The first next run of netwatch that succeeds will run the “up” script. And what is the intended setting when $gw5g is working? To use it, so the “up” script is to switch back from DHCP $gw5g to DHCP $gwadsl.
No need for checks or conditional execution.

As said, if you also want to switch the gateway in route of the device you can add a narrow route for the destination, so that netwatch will always use this latter.

About checking multiple destinations, it is a good idea, though 1.1.1.1 or 9.9.9.9 tend to be much more online than your lte connection will be, but with the newish netwatch options with ICMP probe, I would rather experiment with accept-icmp-time-exceeded=yes and a low TTL value. In practice you switch from “check if I am able to reach a specific destination” to “check if the few first hops towards destination are reachable”, so, ultimately a more accurate check of “I can get past my ISP”.

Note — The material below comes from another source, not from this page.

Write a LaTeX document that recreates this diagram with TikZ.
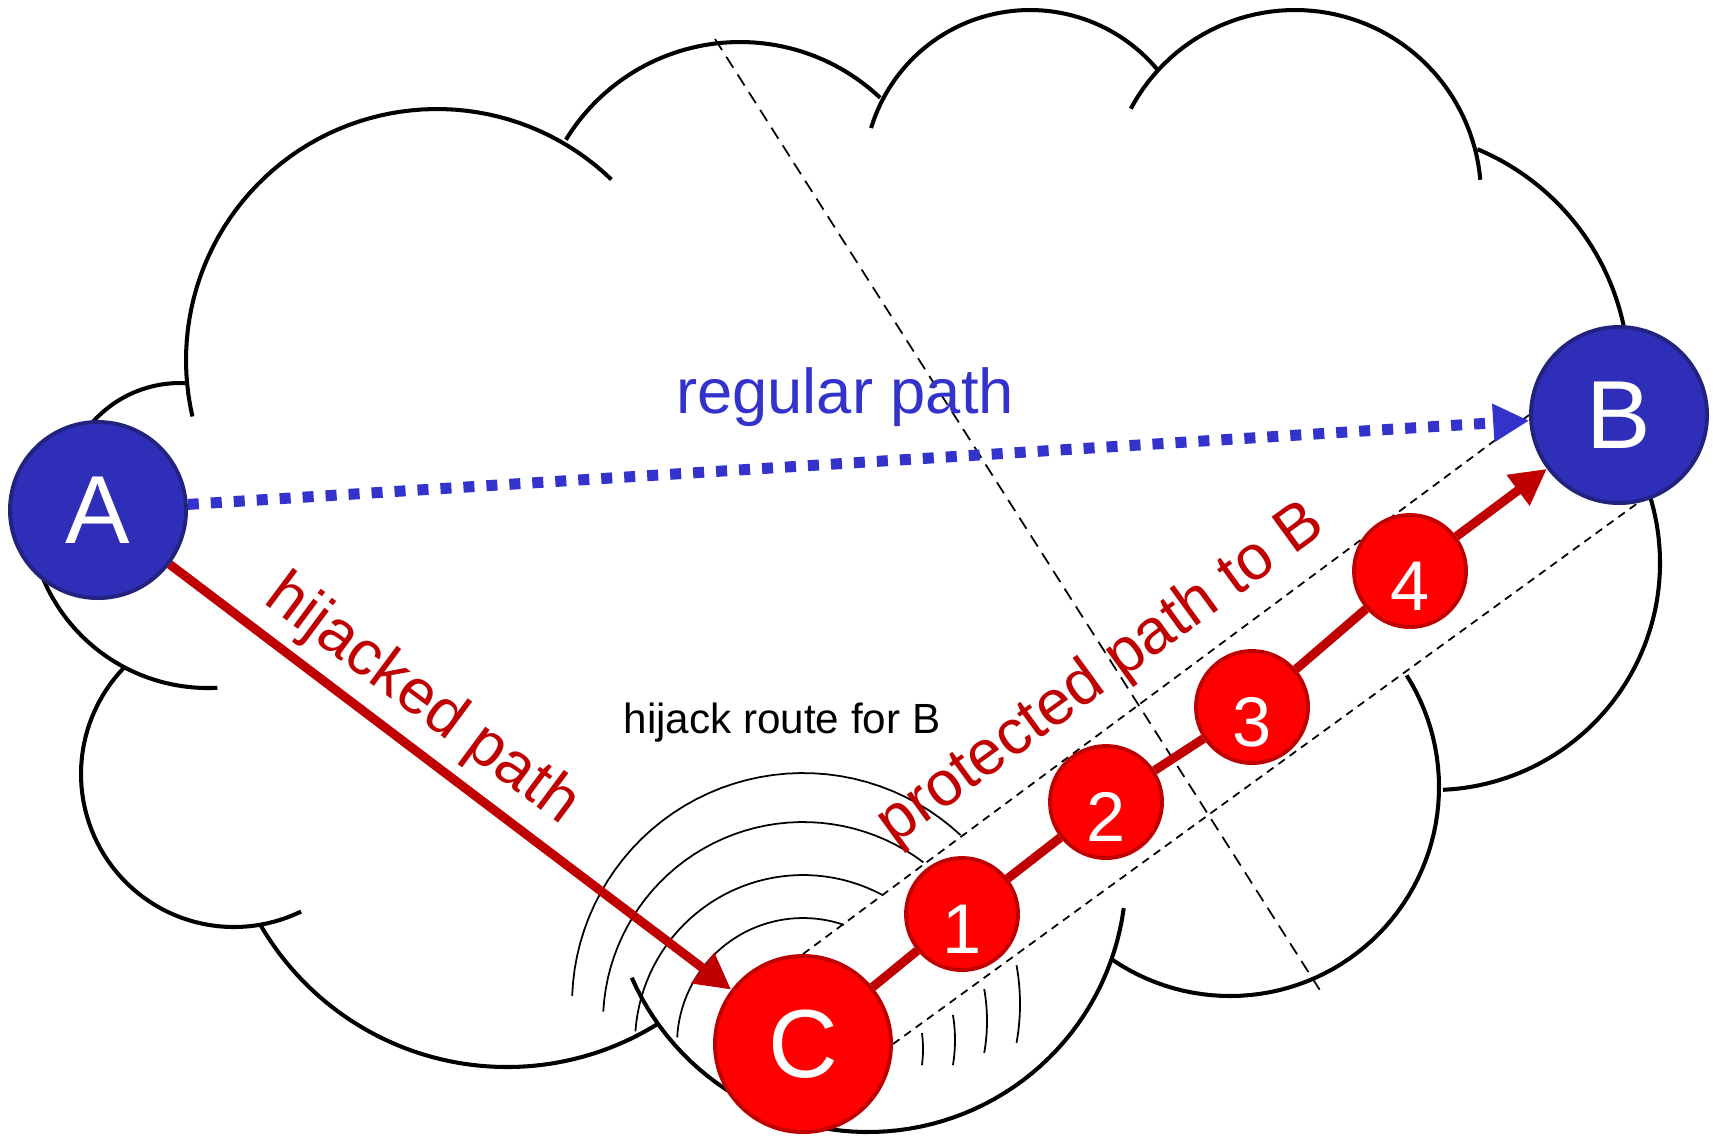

The only reason why I prefer scheduled scripts to netwatch is that netwatch can monitor only a single host, so if that host becomes unreachable (and I have seen even 8.8.8.8 to be regionally unreachable), we get a “false positive”. And as soon as you start trying to combine multiple netwatch instances together, a scheduled script becomes simpler :slight_smile:

Very thanks to all for the help, i have configured the gateway in the routing table to point to 5g router and this simple script in the netwatch up and down, respectively 5g for up and adsl for down

ip dhcp-server network set gateway=192.168.1.X [find where address="192.168.1.0/24"]

It work very well, i didn’t understand that the execution of the up or down scripts is once on state change, in this way the default gw fixed to 5g contribute to the state machine for preferring the 5g gw, isn’t extremly elegant but work and is simple.